REQUIREMENT: With the images removed, repeat the data below exactly.

DATASET SECTION:
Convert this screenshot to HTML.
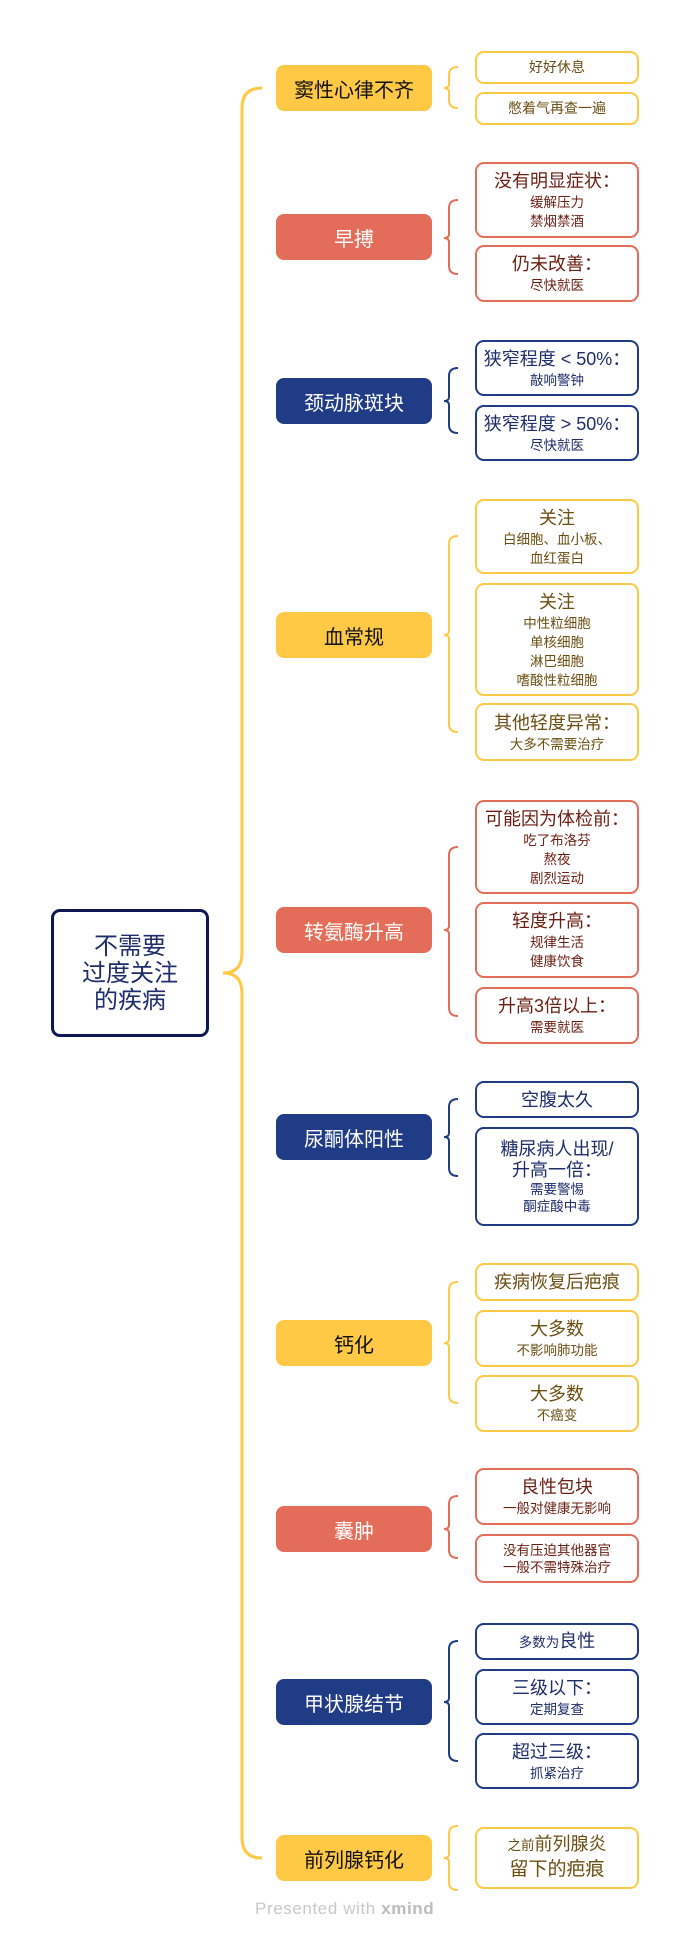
<!DOCTYPE html>
<html><head><meta charset="utf-8"><style>
*{margin:0;padding:0;box-sizing:border-box}
body{width:690px;height:1940px;background:#fff;position:relative;overflow:hidden;font-family:"Liberation Sans","Noto Sans CJK SC",sans-serif}
.b{position:absolute;left:276px;width:156px;height:46px;border-radius:8px;display:flex;align-items:center;justify-content:center;font-size:20px}
.y{background:#FFC845;color:#111}.r{background:#E36D58;color:#fff}.n{background:#203C86;color:#fff}
.l{position:absolute;left:475px;width:164px;border:2px solid;border-radius:9px;background:#fff;display:flex;flex-direction:column;align-items:center;justify-content:center;text-align:center}
.ly{border-color:#FFC845;color:#6B4E10}.lr{border-color:#E36D58;color:#6B1E12}.ln{border-color:#203C86;color:#1E2D6B}
.m{font-size:18px;line-height:24px}.s{font-size:13.5px;line-height:19px}
</style></head><body>
<svg width="690" height="1940" style="position:absolute;left:0;top:0" fill="none" stroke-width="3">
<path d="M262 88 Q242 88 242 108 L242 953 Q242 973 223 973 Q242 973 242 993 L242 1838 Q242 1858 262 1858" stroke="#FFC845"/>
<g stroke-width="2">
<path d="M458 67 Q449 67 449 75 L449 84 Q449 88 444 88 Q449 88 449 92 L449 100 Q449 108 458 108" stroke="#FFC845"/>
<path d="M458 200 Q449 200 449 208 L449 234 Q449 238 444 238 Q449 238 449 242 L449 266 Q449 274 458 274" stroke="#E36D58"/>
<path d="M458 368 Q449 368 449 376 L449 397 Q449 401 444 401 Q449 401 449 405 L449 425 Q449 433 458 433" stroke="#203C86"/>
<path d="M458 536 Q449 536 449 544 L449 631 Q449 635 444 635 Q449 635 449 639 L449 724 Q449 732 458 732" stroke="#FFC845"/>
<path d="M458 847 Q449 847 449 855 L449 926 Q449 930 444 930 Q449 930 449 934 L449 1008 Q449 1016 458 1016" stroke="#E36D58"/>
<path d="M458 1099 Q449 1099 449 1107 L449 1133 Q449 1137 444 1137 Q449 1137 449 1141 L449 1168 Q449 1176 458 1176" stroke="#203C86"/>
<path d="M458 1282 Q449 1282 449 1290 L449 1339 Q449 1343 444 1343 Q449 1343 449 1347 L449 1395 Q449 1403 458 1403" stroke="#FFC845"/>
<path d="M458 1496 Q449 1496 449 1504 L449 1525 Q449 1529 444 1529 Q449 1529 449 1533 L449 1550 Q449 1558 458 1558" stroke="#E36D58"/>
<path d="M458 1641 Q449 1641 449 1649 L449 1698 Q449 1702 444 1702 Q449 1702 449 1706 L449 1753 Q449 1761 458 1761" stroke="#203C86"/>
<path d="M458 1826 Q449 1826 449 1834 L449 1854 Q449 1858 444 1858 Q449 1858 449 1862 L449 1882 Q449 1890 458 1890" stroke="#FFC845"/>
</g></svg>
<div style="position:absolute;left:51px;top:909px;width:158px;height:128px;border:3px solid #0F1654;border-radius:9px;display:flex;align-items:center;justify-content:center;text-align:center;color:#1E2D6B;font-size:24px;line-height:27px">不需要<br>过度关注<br>的疾病</div>

<div class="b y" style="top:65px">窦性心律不齐</div>
<div class="b r" style="top:214px">早搏</div>
<div class="b n" style="top:378px">颈动脉斑块</div>
<div class="b y" style="top:612px">血常规</div>
<div class="b r" style="top:907px">转氨酶升高</div>
<div class="b n" style="top:1114px">尿酮体阳性</div>
<div class="b y" style="top:1320px">钙化</div>
<div class="b r" style="top:1506px">囊肿</div>
<div class="b n" style="top:1679px">甲状腺结节</div>
<div class="b y" style="top:1835px">前列腺钙化</div>

<div class="l ly" style="top:51px;height:33px"><div class="s" style="font-size:14px">好好休息</div></div>
<div class="l ly" style="top:92px;height:33px"><div class="s" style="font-size:14px">憋着气再查一遍</div></div>
<div class="l lr" style="top:162px;height:76px"><div class="m">没有明显症状：</div><div class="s">缓解压力</div><div class="s">禁烟禁酒</div></div>
<div class="l lr" style="top:245px;height:57px"><div class="m">仍未改善：</div><div class="s">尽快就医</div></div>
<div class="l ln" style="top:340px;height:56px"><div class="m">狭窄程度 &lt; 50%：</div><div class="s">敲响警钟</div></div>
<div class="l ln" style="top:405px;height:56px"><div class="m">狭窄程度 &gt; 50%：</div><div class="s">尽快就医</div></div>
<div class="l ly" style="top:499px;height:75px"><div class="m">关注</div><div class="s">白细胞、血小板、</div><div class="s">血红蛋白</div></div>
<div class="l ly" style="top:583px;height:113px"><div class="m">关注</div><div class="s">中性粒细胞</div><div class="s">单核细胞</div><div class="s">淋巴细胞</div><div class="s">嗜酸性粒细胞</div></div>
<div class="l ly" style="top:703px;height:58px"><div class="m">其他轻度异常：</div><div class="s">大多不需要治疗</div></div>
<div class="l lr" style="top:800px;height:94px"><div class="m">可能因为体检前：</div><div class="s">吃了布洛芬</div><div class="s">熬夜</div><div class="s">剧烈运动</div></div>
<div class="l lr" style="top:902px;height:76px"><div class="m">轻度升高：</div><div class="s">规律生活</div><div class="s">健康饮食</div></div>
<div class="l lr" style="top:987px;height:57px"><div class="m">升高3倍以上：</div><div class="s">需要就医</div></div>
<div class="l ln" style="top:1081px;height:37px"><div class="m">空腹太久</div></div>
<div class="l ln" style="top:1127px;height:99px"><div class="m" style="line-height:21px">糖尿病人出现/</div><div class="m" style="line-height:21px">升高一倍：</div><div class="s" style="line-height:17px">需要警惕</div><div class="s" style="line-height:17px">酮症酸中毒</div></div>
<div class="l ly" style="top:1263px;height:38px"><div class="m">疾病恢复后疤痕</div></div>
<div class="l ly" style="top:1310px;height:57px"><div class="m">大多数</div><div class="s">不影响肺功能</div></div>
<div class="l ly" style="top:1375px;height:57px"><div class="m">大多数</div><div class="s">不癌变</div></div>
<div class="l lr" style="top:1468px;height:57px"><div class="m">良性包块</div><div class="s">一般对健康无影响</div></div>
<div class="l lr" style="top:1534px;height:49px"><div class="s" style="line-height:17px">没有压迫其他器官</div><div class="s" style="line-height:17px">一般不需特殊治疗</div></div>
<div class="l ln" style="top:1623px;height:37px"><div class="m"><span style="font-size:13.5px">多数为</span>良性</div></div>
<div class="l ln" style="top:1669px;height:56px"><div class="m">三级以下：</div><div class="s">定期复查</div></div>
<div class="l ln" style="top:1733px;height:56px"><div class="m">超过三级：</div><div class="s">抓紧治疗</div></div>
<div class="l ly" style="top:1827px;height:62px"><div class="m" style="line-height:22px"><span style="font-size:13.5px">之前</span>前列腺炎</div><div class="m" style="font-size:19px;line-height:26px">留下的疤痕</div></div>

<div style="position:absolute;left:255px;top:1899px;font-size:17px;color:#c8c8c8;letter-spacing:0.6px">Presented with <b style="color:#bcbcbc">xmind</b></div>
</body></html>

SOLUTION FOR THIS TASK:
Convert this screenshot to HTML.
<!DOCTYPE html>
<html><head><meta charset="utf-8"><style>
*{margin:0;padding:0;box-sizing:border-box}
body{width:690px;height:1940px;background:#fff;position:relative;overflow:hidden;font-family:"Liberation Sans","Noto Sans CJK SC",sans-serif}
.b{position:absolute;left:276px;width:156px;height:46px;border-radius:8px;display:flex;align-items:center;justify-content:center;font-size:20px}
.y{background:#FFC845;color:#111}.r{background:#E36D58;color:#fff}.n{background:#203C86;color:#fff}
.l{position:absolute;left:475px;width:164px;border:2px solid;border-radius:9px;background:#fff;display:flex;flex-direction:column;align-items:center;justify-content:center;text-align:center}
.ly{border-color:#FFC845;color:#6B4E10}.lr{border-color:#E36D58;color:#6B1E12}.ln{border-color:#203C86;color:#1E2D6B}
.m{font-size:18px;line-height:24px}.s{font-size:13.5px;line-height:19px}
</style></head><body>
<svg width="690" height="1940" style="position:absolute;left:0;top:0" fill="none" stroke-width="3">
<path d="M262 88 Q242 88 242 108 L242 953 Q242 973 223 973 Q242 973 242 993 L242 1838 Q242 1858 262 1858" stroke="#FFC845"/>
<g stroke-width="2">
<path d="M458 67 Q449 67 449 75 L449 84 Q449 88 444 88 Q449 88 449 92 L449 100 Q449 108 458 108" stroke="#FFC845"/>
<path d="M458 200 Q449 200 449 208 L449 234 Q449 238 444 238 Q449 238 449 242 L449 266 Q449 274 458 274" stroke="#E36D58"/>
<path d="M458 368 Q449 368 449 376 L449 397 Q449 401 444 401 Q449 401 449 405 L449 425 Q449 433 458 433" stroke="#203C86"/>
<path d="M458 536 Q449 536 449 544 L449 631 Q449 635 444 635 Q449 635 449 639 L449 724 Q449 732 458 732" stroke="#FFC845"/>
<path d="M458 847 Q449 847 449 855 L449 926 Q449 930 444 930 Q449 930 449 934 L449 1008 Q449 1016 458 1016" stroke="#E36D58"/>
<path d="M458 1099 Q449 1099 449 1107 L449 1133 Q449 1137 444 1137 Q449 1137 449 1141 L449 1168 Q449 1176 458 1176" stroke="#203C86"/>
<path d="M458 1282 Q449 1282 449 1290 L449 1339 Q449 1343 444 1343 Q449 1343 449 1347 L449 1395 Q449 1403 458 1403" stroke="#FFC845"/>
<path d="M458 1496 Q449 1496 449 1504 L449 1525 Q449 1529 444 1529 Q449 1529 449 1533 L449 1550 Q449 1558 458 1558" stroke="#E36D58"/>
<path d="M458 1641 Q449 1641 449 1649 L449 1698 Q449 1702 444 1702 Q449 1702 449 1706 L449 1753 Q449 1761 458 1761" stroke="#203C86"/>
<path d="M458 1826 Q449 1826 449 1834 L449 1854 Q449 1858 444 1858 Q449 1858 449 1862 L449 1882 Q449 1890 458 1890" stroke="#FFC845"/>
</g></svg>
<div style="position:absolute;left:51px;top:909px;width:158px;height:128px;border:3px solid #0F1654;border-radius:9px;display:flex;align-items:center;justify-content:center;text-align:center;color:#1E2D6B;font-size:24px;line-height:27px">不需要<br>过度关注<br>的疾病</div>

<div class="b y" style="top:65px">窦性心律不齐</div>
<div class="b r" style="top:214px">早搏</div>
<div class="b n" style="top:378px">颈动脉斑块</div>
<div class="b y" style="top:612px">血常规</div>
<div class="b r" style="top:907px">转氨酶升高</div>
<div class="b n" style="top:1114px">尿酮体阳性</div>
<div class="b y" style="top:1320px">钙化</div>
<div class="b r" style="top:1506px">囊肿</div>
<div class="b n" style="top:1679px">甲状腺结节</div>
<div class="b y" style="top:1835px">前列腺钙化</div>

<div class="l ly" style="top:51px;height:33px"><div class="s" style="font-size:14px">好好休息</div></div>
<div class="l ly" style="top:92px;height:33px"><div class="s" style="font-size:14px">憋着气再查一遍</div></div>
<div class="l lr" style="top:162px;height:76px"><div class="m">没有明显症状：</div><div class="s">缓解压力</div><div class="s">禁烟禁酒</div></div>
<div class="l lr" style="top:245px;height:57px"><div class="m">仍未改善：</div><div class="s">尽快就医</div></div>
<div class="l ln" style="top:340px;height:56px"><div class="m">狭窄程度 &lt; 50%：</div><div class="s">敲响警钟</div></div>
<div class="l ln" style="top:405px;height:56px"><div class="m">狭窄程度 &gt; 50%：</div><div class="s">尽快就医</div></div>
<div class="l ly" style="top:499px;height:75px"><div class="m">关注</div><div class="s">白细胞、血小板、</div><div class="s">血红蛋白</div></div>
<div class="l ly" style="top:583px;height:113px"><div class="m">关注</div><div class="s">中性粒细胞</div><div class="s">单核细胞</div><div class="s">淋巴细胞</div><div class="s">嗜酸性粒细胞</div></div>
<div class="l ly" style="top:703px;height:58px"><div class="m">其他轻度异常：</div><div class="s">大多不需要治疗</div></div>
<div class="l lr" style="top:800px;height:94px"><div class="m">可能因为体检前：</div><div class="s">吃了布洛芬</div><div class="s">熬夜</div><div class="s">剧烈运动</div></div>
<div class="l lr" style="top:902px;height:76px"><div class="m">轻度升高：</div><div class="s">规律生活</div><div class="s">健康饮食</div></div>
<div class="l lr" style="top:987px;height:57px"><div class="m">升高3倍以上：</div><div class="s">需要就医</div></div>
<div class="l ln" style="top:1081px;height:37px"><div class="m">空腹太久</div></div>
<div class="l ln" style="top:1127px;height:99px"><div class="m" style="line-height:21px">糖尿病人出现/</div><div class="m" style="line-height:21px">升高一倍：</div><div class="s" style="line-height:17px">需要警惕</div><div class="s" style="line-height:17px">酮症酸中毒</div></div>
<div class="l ly" style="top:1263px;height:38px"><div class="m">疾病恢复后疤痕</div></div>
<div class="l ly" style="top:1310px;height:57px"><div class="m">大多数</div><div class="s">不影响肺功能</div></div>
<div class="l ly" style="top:1375px;height:57px"><div class="m">大多数</div><div class="s">不癌变</div></div>
<div class="l lr" style="top:1468px;height:57px"><div class="m">良性包块</div><div class="s">一般对健康无影响</div></div>
<div class="l lr" style="top:1534px;height:49px"><div class="s" style="line-height:17px">没有压迫其他器官</div><div class="s" style="line-height:17px">一般不需特殊治疗</div></div>
<div class="l ln" style="top:1623px;height:37px"><div class="m"><span style="font-size:13.5px">多数为</span>良性</div></div>
<div class="l ln" style="top:1669px;height:56px"><div class="m">三级以下：</div><div class="s">定期复查</div></div>
<div class="l ln" style="top:1733px;height:56px"><div class="m">超过三级：</div><div class="s">抓紧治疗</div></div>
<div class="l ly" style="top:1827px;height:62px"><div class="m" style="line-height:22px"><span style="font-size:13.5px">之前</span>前列腺炎</div><div class="m" style="font-size:19px;line-height:26px">留下的疤痕</div></div>

<div style="position:absolute;left:255px;top:1899px;font-size:17px;color:#c8c8c8;letter-spacing:0.6px">Presented with <b style="color:#bcbcbc">xmind</b></div>
</body></html>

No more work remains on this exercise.